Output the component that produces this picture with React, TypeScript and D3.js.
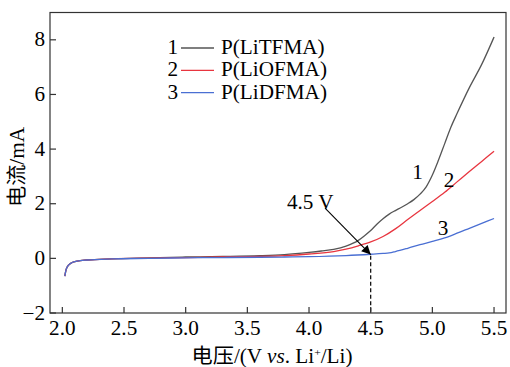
import React from "react";
import * as d3 from "d3";

const grayX = [2.02, 2.03, 2.05, 2.08, 2.12, 2.2, 2.4, 2.7, 3.0, 3.3, 3.6, 3.8, 4.0, 4.1, 4.2, 4.3, 4.4, 4.45, 4.5, 4.55, 4.6, 4.65, 4.7, 4.75, 4.8, 4.85, 4.9, 4.95, 5.0, 5.05, 5.1, 5.15, 5.2, 5.3, 5.4, 5.5];
const grayY = [-0.65, -0.42, -0.25, -0.15, -0.1, -0.06, -0.02, 0.02, 0.05, 0.07, 0.1, 0.14, 0.22, 0.27, 0.33, 0.45, 0.66, 0.83, 1.02, 1.25, 1.45, 1.62, 1.75, 1.87, 2.0, 2.15, 2.35, 2.62, 3.05, 3.6, 4.2, 4.8, 5.3, 6.25, 7.1, 8.1];

const redX = [2.02, 2.03, 2.05, 2.08, 2.12, 2.2, 2.4, 2.7, 3.0, 3.3, 3.6, 3.8, 4.0, 4.2, 4.3, 4.4, 4.5, 4.6, 4.7, 4.8, 4.9, 5.0, 5.1, 5.2, 5.3, 5.4, 5.5];
const redY = [-0.65, -0.42, -0.25, -0.15, -0.1, -0.06, -0.02, 0.01, 0.03, 0.05, 0.07, 0.1, 0.16, 0.25, 0.34, 0.46, 0.6, 0.8, 1.08, 1.42, 1.75, 2.08, 2.42, 2.8, 3.18, 3.55, 3.92];

const blueX = [2.02, 2.03, 2.05, 2.08, 2.12, 2.2, 2.4, 2.7, 3.0, 3.3, 3.6, 3.8, 4.0, 4.3, 4.5, 4.6, 4.65, 4.7, 4.8, 4.9, 5.0, 5.1, 5.2, 5.3, 5.4, 5.5];
const blueY = [-0.65, -0.42, -0.25, -0.15, -0.1, -0.06, -0.02, 0.0, 0.02, 0.03, 0.04, 0.05, 0.06, 0.1, 0.15, 0.18, 0.2, 0.25, 0.37, 0.5, 0.62, 0.75, 0.92, 1.1, 1.28, 1.46];

const xTicks = [2.0, 2.5, 3.0, 3.5, 4.0, 4.5, 5.0, 5.5];
const yTicks = [-2, 0, 2, 4, 6, 8];

const seriesNames = ["P(LiTFMA)", "P(LiOFMA)", "P(LiDFMA)"];
const seriesNums = ["1", "2", "3"];
const colors = ["#555555", "#e8353f", "#4a6fd3"];

const FONT = "'Liberation Serif', 'Times New Roman', 'Noto Sans CJK SC', serif";

export default function App() {
  const W = 510, H = 367;
  const L = 50, R = 506, T = 12.5, B = 313;
  const x = d3.scaleLinear().domain([1.9, 5.597]).range([L, R]);
  const y = d3.scaleLinear().domain([-2, 9]).range([B, T]);
  const line = d3
    .line<[number, number]>()
    .x((d) => x(d[0]))
    .y((d) => y(d[1]))
    .curve(d3.curveMonotoneX);
  const series = [
    grayX.map((v, i) => [v, grayY[i]] as [number, number]),
    redX.map((v, i) => [v, redY[i]] as [number, number]),
    blueX.map((v, i) => [v, blueY[i]] as [number, number]),
  ];
  const order = [0, 1, 2];
  const fs = 20;
  const sx = 1.06;
  const arrowStart: [number, number] = [x(4.13), y(1.84)];
  const arrowEnd: [number, number] = [x(4.5), y(0.14)];
  const T2 = (px: number, py: number, anchor: string, content: React.ReactNode, key?: string) => (
    <text
      key={key}
      transform={`translate(${px},${py}) scale(${sx},1)`}
      fontSize={fs}
      textAnchor={anchor}
    >
      {content}
    </text>
  );
  return (
    <svg
      width={W}
      height={H}
      style={{ position: "absolute", left: 0, top: 0, background: "#fff" }}
      fontFamily={FONT}
    >
      <defs>
        <marker id="ah" viewBox="0 0 10 10" refX="10" refY="5" markerWidth="10" markerHeight="9" markerUnits="userSpaceOnUse" orient="auto">
          <path d="M0,0 L10,5 L0,10 z" fill="#000" />
        </marker>
      </defs>
      {order.map((i) => (
        <path key={i} d={line(series[i]) || ""} fill="none" stroke={colors[i]} strokeWidth={1.3} />
      ))}
      <line x1={x(4.5)} x2={x(4.5)} y1={y(0.1)} y2={B} stroke="#000" strokeWidth={1.2} strokeDasharray="4,2.5" />
      <line
        x1={arrowStart[0]}
        y1={arrowStart[1]}
        x2={arrowEnd[0]}
        y2={arrowEnd[1]}
        stroke="#000"
        strokeWidth={1.1}
        markerEnd="url(#ah)"
      />
      {T2(x(4.01), y(1.8), "middle", "4.5 V")}
      {T2(x(4.88), y(2.9), "middle", "1")}
      {T2(x(5.135), y(2.6), "middle", "2")}
      {T2(x(5.087), y(0.85), "middle", "3")}
      <rect x={L} y={T} width={R - L} height={B - T} fill="none" stroke="#333" strokeWidth={1.2} />
      {xTicks.map((t) => (
        <g key={t}>
          <line x1={x(t)} x2={x(t)} y1={B} y2={B - 6} stroke="#333" strokeWidth={1.2} />
          {T2(x(t), B + 22, "middle", t.toFixed(1))}
        </g>
      ))}
      {yTicks.map((t) => (
        <g key={t}>
          <line x1={L} x2={L + 6} y1={y(t)} y2={y(t)} stroke="#333" strokeWidth={1.2} />
          {T2(45, y(t) + 6.5, "end", t < 0 ? "\u2212" + Math.abs(t) : String(t))}
        </g>
      ))}
      {seriesNames.map((n, i) => (
        <g key={n}>
          {T2(178, 54 + i * 22.3, "end", seriesNums[i])}
          <line x1={181} x2={214} y1={48 + i * 22.3} y2={48 + i * 22.3} stroke={colors[i]} strokeWidth={1.3} />
          {T2(221, 54 + i * 22.3, "start", n)}
        </g>
      ))}
      <text
        transform={`translate(24,${167}) rotate(-90) scale(${sx},1)`}
        fontSize={fs}
        textAnchor="middle"
      >
        电流/mA
      </text>
      {T2(272, 363, "middle", <>
        电压/(V <tspan fontStyle="italic">vs</tspan>. Li<tspan fontSize={11} dy={-7}>+</tspan><tspan dy={7}>/Li)</tspan>
      </>)}
    </svg>
  );
}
━━━━━━━━━━
EXERCISE REQUIREMENTS
Starting at the top of the listing above, please restate word for word each line up to and including the one that holds "import * as", omitting every image.

SOLVED PROBLEM
Output the component that produces this picture with React, TypeScript and D3.js.
import React from "react";
import * as d3 from "d3";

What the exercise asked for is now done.